Advice About Getting Out of Debt & Being Debt Free

We offer you helpful steps you can take to improve your financial situation and getting out of debt if your finances are out-of-control and if making your credit payments on time has been unsuccessful.

Self-Help Steps for Over-spending using Credit Cards

  1. Talk with family members about the situation. All family members must agree to reduce spending until your family is out of this crisis. Getting out of debt as soon as possible may mean a need to close your charge accounts and not using credit cards.
  2. Contact creditor(s) and explain the situation. A comfortable repayment plan may be worked out to pay your bills and not negatively impact your FICO Score.
  3. Do not carry your credit cards with you; leave them at home. If you want to use them, you'll have to go home and then return to the store. If the item you want to buy is a necessity then you will have access to the credit. If it's an impulse purchase you have to travel time back home to reconsider.
  4. Don't ask for credit limit increases. This is a quick fix but may create disaster later on.
  5. Don't use credit for consumable items such as food if you do not pay in full each month.
  6. Beware of debt consolidations. Most consumer finance companies that offer this service charge quite high interest rates.
  7. If you have more than 15 percent of your disposable income in debt payments, you should take steps to reduce your credit use. Disposable income is your net income after taxes and other payroll deductions.
  8. Help may be available from a consumer credit counseling service (if there is one in your area), a financial institution that provides such help, including your credit card company.

Do not Ignore your Debts

Many people just ignore debts when they experience financial difficulty. Some fear contacting their creditors. They do not understand the consequences of not paying bills.
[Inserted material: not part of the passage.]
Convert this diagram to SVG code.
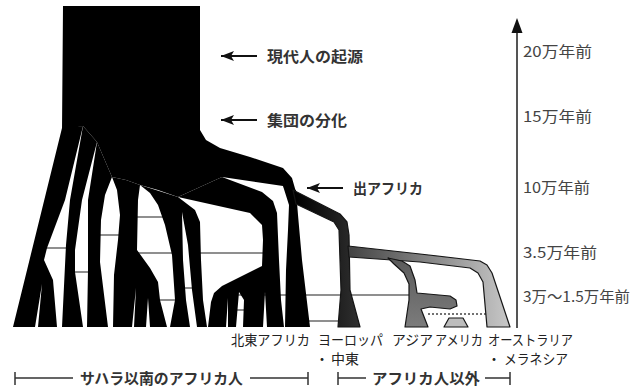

Ignoring debts will affect your credit rating. In addition, creditors may seek a judgment in effort to get payment. Or, your bill can be turned over to a debt collector. Your property can be repossessed. Your wages may be assigned or garnisheed. You may be forced into bankruptcy.
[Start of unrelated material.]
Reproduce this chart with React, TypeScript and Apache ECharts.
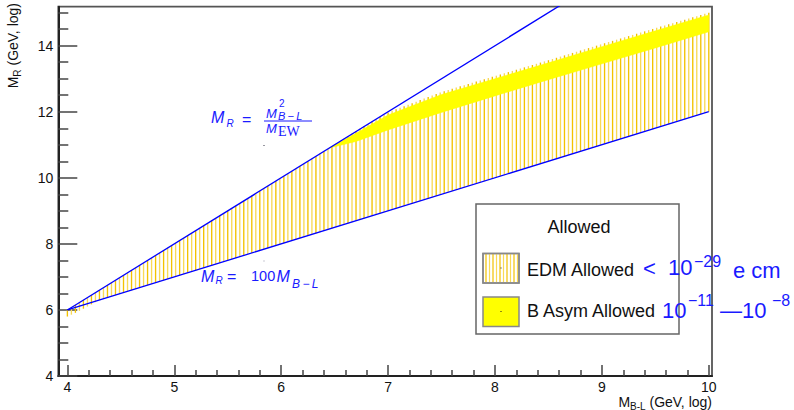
import React, { useEffect, useRef } from "react";
import * as echarts from "echarts";

// ---------- axes ----------
const xRange = [3.915, 10.03];
const yRange = [4, 15.18];
const xTickValues = [4, 5, 6, 7, 8, 9, 10];
const xMinorTickValues = [4.2, 4.4, 4.6, 4.8, 5.2, 5.4, 5.6, 5.8, 6.2, 6.4, 6.6, 6.8, 7.2, 7.4, 7.6, 7.8, 8.2, 8.4, 8.6, 8.8, 9.2, 9.4, 9.6, 9.8];
const yTickValues = [4, 6, 8, 10, 12, 14];
const yMinorTickValues = [4.5, 5, 5.5, 6.5, 7, 7.5, 8.5, 9, 9.5, 10.5, 11, 11.5, 12.5, 13, 13.5, 14.5, 15];

// ---------- boundary lines (log10 GeV) ----------
const lineX = [4, 10];
const upperLineY = [6, 18]; // M_R = M_{B-L}^2 / M_EW
const lowerLineY = [6, 12]; // M_R = 100 M_{B-L}

// ---------- EDM allowed region (hatched) ----------
const edmUpperX = [4.0, 6.45, 6.7, 7.0, 7.5, 8.0, 8.5, 9.0, 9.5, 10.0];
const edmUpperY = [6.0, 10.9, 11.42, 11.98, 12.6, 13.08, 13.56, 14.05, 14.53, 15.0];
const edmLowerX = [4.0, 4.1, 4.3, 10.0];
const edmLowerY = [5.8, 5.95, 6.3, 12.0];

// ---------- B asymmetry allowed band (solid yellow) ----------
const bandX = [6.45, 6.7, 7.0, 7.5, 8.0, 8.5, 9.0, 9.5, 10.0];
const bandTop = [10.9, 11.35, 11.9, 12.52, 13.0, 13.48, 13.97, 14.45, 14.93];
const bandBottom = [10.9, 11.1, 11.45, 11.98, 12.48, 12.97, 13.45, 13.93, 14.42];

// ---------- texts ----------
const legendTitle = "Allowed";
const legendLabels = ["EDM Allowed", "B Asym Allowed"];

const BLUE = "#1a1aff";
const HATCH_DARK = "#f2c200";
const HATCH_LIGHT = "#f8da58";
const FONT = "Liberation Sans, Arial, Helvetica, sans-serif";
const HATCH_STEP = 0.0375;

function interp(xs: number[], ys: number[], x: number) {
  if (x <= xs[0]) return ys[0];
  for (let i = 1; i < xs.length; i++) {
    if (x <= xs[i]) {
      const t = (x - xs[i - 1]) / (xs[i] - xs[i - 1]);
      return ys[i - 1] + t * (ys[i] - ys[i - 1]);
    }
  }
  return ys[ys.length - 1];
}

function txt(x: number, y: number, text: string, size: number, opts: any = {}) {
  return {
    type: "text",
    x,
    y,
    z: 100,
    style: {
      text,
      fontSize: size,
      fontFamily: opts.family || FONT,
      fontStyle: opts.italic ? "italic" : "normal",
      fill: opts.color || BLUE,
      align: opts.align || "left",
      verticalAlign: "middle",
    },
  };
}

export default function App() {
  const ref = useRef<HTMLDivElement>(null);

  useEffect(() => {
    if (!ref.current) return;
    const chart = echarts.init(ref.current, null, { renderer: "svg" });

    const tickLine = { color: "#444", width: 1.5 };

    const legendHatch: any[] = [];
    for (let i = 0; i < 10; i++) {
      const x = 486 + i * 3.5;
      legendHatch.push({
        type: "line",
        z: 61,
        shape: { x1: x, y1: 254, x2: x, y2: 282 },
        style: { stroke: i % 2 ? HATCH_LIGHT : HATCH_DARK, lineWidth: 1.2 },
      });
    }

    const option: any = {
      animation: false,
      backgroundColor: "#fff",
      grid: {
        left: 58.3,
        top: 6.7,
        right: 82,
        bottom: 34,
        show: true,
        borderColor: "#555",
        borderWidth: 1.8,
        backgroundColor: "transparent",
      },
      xAxis: [
        {
          type: "value",
          min: xRange[0],
          max: xRange[1],
          position: "bottom",
          axisLine: { show: true, onZero: false, lineStyle: { color: "#222", width: 2 } },
          axisTick: { show: true, inside: true, length: 11, customValues: xTickValues, lineStyle: tickLine },
          axisLabel: { customValues: xTickValues, fontSize: 14, color: "#111", fontFamily: FONT, margin: 4 },
          splitLine: { show: false },
        },
        {
          type: "value",
          min: xRange[0],
          max: xRange[1],
          position: "bottom",
          axisLine: { show: false, onZero: false },
          axisTick: { show: true, inside: true, length: 6, customValues: xMinorTickValues, lineStyle: tickLine },
          axisLabel: { show: false },
          splitLine: { show: false },
        },
      ],
      yAxis: [
        {
          type: "value",
          min: yRange[0],
          max: yRange[1],
          position: "left",
          axisLine: { show: true, onZero: false, lineStyle: { color: "#222", width: 2 } },
          axisTick: { show: true, inside: true, length: 19, customValues: yTickValues, lineStyle: tickLine },
          axisLabel: { customValues: yTickValues, fontSize: 14, color: "#111", fontFamily: FONT, margin: 5 },
          splitLine: { show: false },
        },
        {
          type: "value",
          min: yRange[0],
          max: yRange[1],
          position: "left",
          axisLine: { show: false, onZero: false },
          axisTick: { show: true, inside: true, length: 10, customValues: yMinorTickValues, lineStyle: tickLine },
          axisLabel: { show: false },
          splitLine: { show: false },
        },
      ],
      series: [
        {
          type: "custom",
          name: "EDM Allowed",
          z: 1,
          silent: true,
          data: [[edmUpperX[0], edmUpperY[0]]],
          renderItem: (_params: any, api: any) => {
            const children: any[] = [];
            const x0 = edmUpperX[0];
            const x1 = edmUpperX[edmUpperX.length - 1];
            const n = Math.round((x1 - x0) / HATCH_STEP);
            for (let i = 0; i <= n; i++) {
              const x = x0 + i * HATCH_STEP;
              const lo = interp(edmLowerX, edmLowerY, x);
              const hi = interp(edmUpperX, edmUpperY, x);
              const p1 = api.coord([x, lo]);
              const p2 = api.coord([x, hi]);
              children.push({
                type: "line",
                shape: { x1: p1[0], y1: p1[1], x2: p2[0], y2: p2[1] },
                style: { stroke: i % 2 ? HATCH_LIGHT : HATCH_DARK, lineWidth: 1.35 },
              });
            }
            return { type: "group", children };
          },
        },
        {
          type: "custom",
          name: "B Asym Allowed",
          z: 2,
          silent: true,
          data: [[bandX[0], bandTop[0]]],
          renderItem: (_params: any, api: any) => {
            const pts: number[][] = [];
            for (let i = 0; i < bandX.length; i++) pts.push(api.coord([bandX[i], bandTop[i]]));
            for (let i = bandX.length - 1; i >= 0; i--) pts.push(api.coord([bandX[i], bandBottom[i]]));
            return { type: "polygon", shape: { points: pts }, style: { fill: "#ffff00", stroke: "#ffff00", lineWidth: 0.5 } };
          },
        },
        {
          type: "line",
          z: 3,
          silent: true,
          showSymbol: false,
          clip: true,
          data: lineX.map((x, i) => [x, upperLineY[i]]),
          lineStyle: { color: "#0000ff", width: 1.3 },
        },
        {
          type: "line",
          z: 3,
          silent: true,
          showSymbol: false,
          clip: true,
          data: lineX.map((x, i) => [x, lowerLineY[i]]),
          lineStyle: { color: "#0000ff", width: 1.3 },
        },
      ],
      graphic: {
        elements: [
          // axis titles
          {
            type: "text",
            x: 712,
            y: 402,
            z: 100,
            style: {
              text: "{m|M}{s|B-L}{m| (GeV, log)}",
              align: "right",
              verticalAlign: "middle",
              rich: {
                m: { fontSize: 14, fontFamily: FONT, fill: "#111", lineHeight: 18 },
                s: { fontSize: 10, fontFamily: FONT, fill: "#111", verticalAlign: "bottom" },
              },
            },
          },
          {
            type: "text",
            x: 13,
            y: 3,
            rotation: Math.PI / 2,
            z: 100,
            style: {
              text: "{m|M}{s|R}{m| (GeV, log)}",
              align: "right",
              verticalAlign: "middle",
              rich: {
                m: { fontSize: 14, fontFamily: FONT, fill: "#111", lineHeight: 18 },
                s: { fontSize: 10, fontFamily: FONT, fill: "#111", verticalAlign: "bottom" },
              },
            },
          },
          // formula 1: M_R = M_{B-L}^2 / M_EW
          txt(211, 117.5, "M", 16, { italic: true }),
          txt(226.5, 123, "R", 10, { italic: true }),
          txt(242, 119, "=", 16),
          txt(266, 113.5, "M", 13, { italic: true }),
          txt(279, 103.5, "2", 10),
          txt(278, 115.5, "B\u2009\u2212\u2009L", 11, { italic: true }),
          { type: "line", z: 100, shape: { x1: 264, y1: 121, x2: 312, y2: 121 }, style: { stroke: BLUE, lineWidth: 1 } },
          txt(266, 128.5, "M", 13, { italic: true }),
          txt(278, 131, "EW", 14, { family: "Liberation Serif, serif" }),
          // formula 2: M_R = 100 M_{B-L}
          txt(201, 276, "M", 16, { italic: true }),
          txt(215.5, 280.5, "R", 10, { italic: true }),
          txt(227, 276, "=", 16),
          txt(251, 276, "100", 14.5),
          txt(276.5, 276, "M", 16, { italic: true }),
          txt(292, 283.5, "B\u2009\u2212\u2009L", 12, { italic: true }),
          // tiny marker dots
          { type: "rect", z: 100, shape: { x: 263.5, y: 145, width: 1, height: 1 }, style: { fill: "#334" } },
          { type: "rect", z: 100, shape: { x: 263.5, y: 260.5, width: 1, height: 1 }, style: { fill: "#99a" } },
          // legend box
          { type: "rect", z: 50, shape: { x: 476, y: 204, width: 203, height: 130 }, style: { fill: "#fff", stroke: "#666", lineWidth: 1.5 } },
          txt(579, 227, legendTitle, 18, { color: "#111", align: "center" }),
          { type: "rect", z: 60, shape: { x: 483, y: 253.5, width: 36, height: 29.5 }, style: { fill: "#fff", stroke: "#888", lineWidth: 1.5 } },
          ...legendHatch,
          { type: "rect", z: 62, shape: { x: 483, y: 253.5, width: 36, height: 29.5 }, style: { fill: "none", stroke: "#888", lineWidth: 1.5 } },
          { type: "rect", z: 60, shape: { x: 483, y: 297, width: 36, height: 29.5 }, style: { fill: "#ffff00", stroke: "#888", lineWidth: 1.5 } },
          { type: "rect", z: 63, shape: { x: 500.5, y: 267.5, width: 1, height: 1 }, style: { fill: "#222" } },
          { type: "rect", z: 63, shape: { x: 500.5, y: 311, width: 1, height: 1 }, style: { fill: "#222" } },
          txt(527, 269.5, legendLabels[0], 18, { color: "#111" }),
          txt(527, 310.5, legendLabels[1], 18, { color: "#111" }),
          // blue annotations
          txt(643, 268, "<", 22),
          txt(668, 267, "10", 22),
          txt(694, 261, "\u221229", 16),
          txt(733, 270, "e cm", 22),
          txt(662, 310, "10", 22),
          txt(688, 300, "\u221211", 16),
          txt(720, 310, "\u201410", 22),
          txt(772, 300, "\u22128", 16),
        ],
      },
    };

    chart.setOption(option);
    return () => chart.dispose();
  }, []);

  return (
    <div
      ref={ref}
      style={{ position: "fixed", left: 0, top: 0, width: 794, height: 410, background: "#fff" }}
    />
  );
}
What To Do when Bills Stack up

Several options may help you manage financial difficulties when bills stack up and you cannot pay them. You may set up a debt payment plan and discipline yourself to follow it. This is the most desirable option. If this does not work, seek the assistance of a credit counseling service. You could also choose a court provision, such as bankruptcy, to handle your credit obligations. This should be your last resort.
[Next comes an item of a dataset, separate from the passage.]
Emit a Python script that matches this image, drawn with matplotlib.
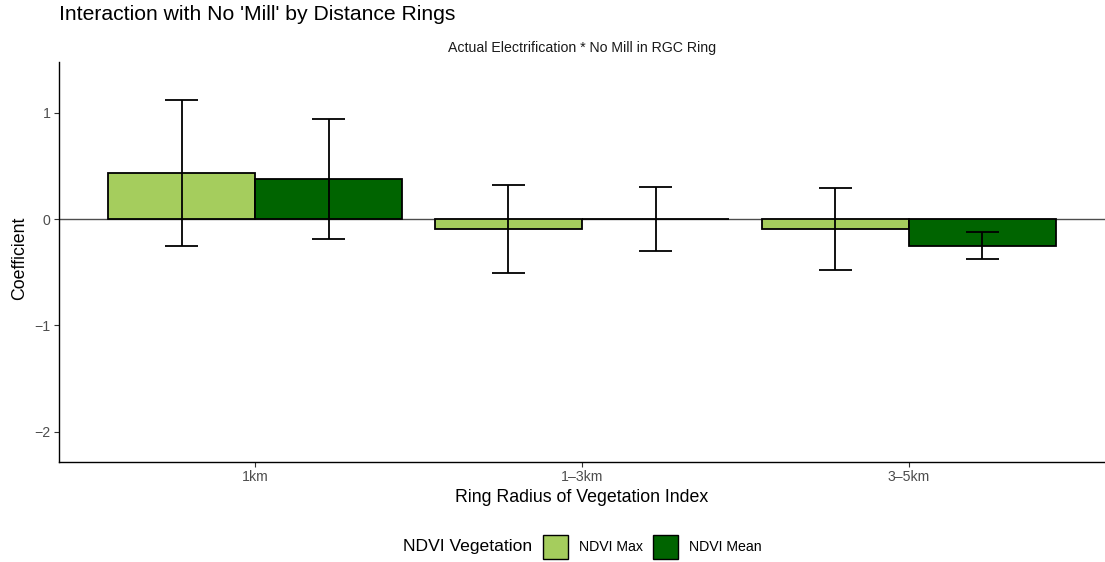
import matplotlib
matplotlib.use("Agg")
import matplotlib.pyplot as plt
from matplotlib.patches import Rectangle
import numpy as np

plt.rcParams['font.family'] = ['Liberation Sans', 'DejaVu Sans']

categories = ["1km", "1\u20133km", "3\u20135km"]
series = ["NDVI Max", "NDVI Mean"]
colors = ["#A5CD5D", "#006400"]
coef_max = [0.436, -0.094, -0.094]
coef_mean = [0.379, 0.006, -0.251]
lo_max = [-0.25, -0.505, -0.477]
hi_max = [1.12, 0.323, 0.295]
lo_mean = [-0.188, -0.295, -0.373]
hi_mean = [0.947, 0.307, -0.119]

W, H = 1105, 562
fig = plt.figure(figsize=(W / 100, H / 100), dpi=100)
ax = fig.add_axes([59 / W, 1 - 462 / H, (1105 - 59) / W, (462 - 62) / H])

x = np.arange(1, len(categories) + 1)
bw = 0.45
ax.axhline(0, color="#4D4D4D", lw=1.0, zorder=1)
vals = [coef_max, coef_mean]
los = [lo_max, lo_mean]
his = [hi_max, hi_mean]
for i in range(2):
    pos = x + (i - 0.5) * bw
    ax.bar(pos, vals[i], width=bw, color=colors[i], edgecolor="black", linewidth=1.3, zorder=2)
    ax.vlines(pos, los[i], his[i], color="black", lw=1.3, zorder=3)
    ax.hlines(los[i], pos - 0.05, pos + 0.05, color="black", lw=1.3, zorder=3)
    ax.hlines(his[i], pos - 0.05, pos + 0.05, color="black", lw=1.3, zorder=3)

ax.set_xlim(0.4, 3.6)
ax.set_ylim(-2.286, 1.48)
ax.set_xticks(x)
ax.set_xticklabels(categories)
ax.set_yticks([-2, -1, 0, 1])
ax.set_yticklabels(["\u22122", "\u22121", "0", "1"])
ax.tick_params(axis="both", colors="#333333", labelcolor="#4D4D4D", labelsize=10.2, length=3.5, width=0.8, pad=2.5)
for s in ["top", "right"]:
    ax.spines[s].set_visible(False)
for s in ["left", "bottom"]:
    ax.spines[s].set_linewidth(1.0)
    ax.spines[s].set_color("black")

fig.text(20 / W, 1 - 258 / H, "Coefficient", rotation=90, ha="center", va="center", fontsize=12.8)
fig.text(582 / W, 1 - 497 / H, "Ring Radius of Vegetation Index", ha="center", va="center", fontsize=12.8)
fig.text(59 / W, 1 - 14 / H, "Interaction with No 'Mill' by Distance Rings", ha="left", va="center", fontsize=15.2)
fig.text(582 / W, 1 - 48 / H, "Actual Electrification * No Mill in RGC Ring", ha="center", va="center", fontsize=10.2, color="#1A1A1A")

# legend
ly = 547
fig.text(532 / W, 1 - ly / H, "NDVI Vegetation", ha="right", va="center", fontsize=12.6)
keys = [(543, 579), (653, 689)]
for (kx, tx), c, lab in zip(keys, colors, series):
    fig.patches.append(Rectangle((kx / W, 1 - (ly + 12) / H), 25 / W, 24 / H,
                                 transform=fig.transFigure, facecolor=c, edgecolor="black", linewidth=1.0))
    fig.text(tx / W, 1 - ly / H, lab, ha="left", va="center", fontsize=10.2)

fig.savefig("out.png", dpi=100)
Developing a Debt Payment Plan

If you have more bills than your monthly income can cover, set up a debt payment plan. This will work if you really want to get out of debt. You have to admit that you have financial problems and really want to solve those problems. Getting out of debt trouble is far from being easy. You have to make up your mind that you will pay your debts within a specified length of time. You have to be willing to discipline yourself to pay back the money you owe.

You need to start immediately. Paying a little back is better than doing nothing or just worrying about the problem. Doing this will give you a sense of control. It will start you on your way to solving your financial problems. Completing this plan will take patience. You will have to stick with it until all of your debts are paid. To set up a debt payment plan, follow these steps:

  1. Find out who you owe and how much you owe.
  2. Decide how much you can pay back and when you can pay it back.
  3. Set up a plan for paying back your debts.
  4. Discuss your plan with your creditors or the collection agency or lawyer if they have been turned over for collection.
  5. Control your spending by sticking with your debt payment plan until all debts are repaid.
  6. Every once in a while look over your debt plans to see if you are keeping up with your debts and your daily living expenses. If there is a change in your income, you need to raise or lower your monthly payments accordingly. Be sure to discuss changes, especially lower payments, with your creditors.

Find Out Who You Owe

The first step in getting out of debt is to find out who you owe and how much you owe. Get out all of your credit statements. Consider completing a Personal Financial Statement or a Worksheet Form listing the following detailed information about each debt owed:

  • Names of all your creditors
  • Creditor's address
  • Creditor's telephone number
  • Your account number
  • Collateral (property such as your home, car, land, jewelry, or other assets that secure any debt)
  • Interest rate and fees
  • Balance owed
  • Remaining number of payments
  • Monthly payment
  • Payment due date
  • Amount last paid
  • Date last paid
  • Type of legal action taken, such as garnishment (a court order that requires your employer to pay up to 25 percent of your salary directly to the creditor) or repossession (the creditor takes possession of the property you used as collateral for the loan). If you financed a car, it is likely that the car itself would be the collateral.
  • Collection agency or attorney and the contact information. Once a debt has been turned over for collection, all of your correspondence should be with the collection agency or lawyer handling the collection. Be sure to keep receipts or cancelled checks of all amounts paid to be sure that the proper amounts were reported to your original creditor. This is especially important with student loan accounts.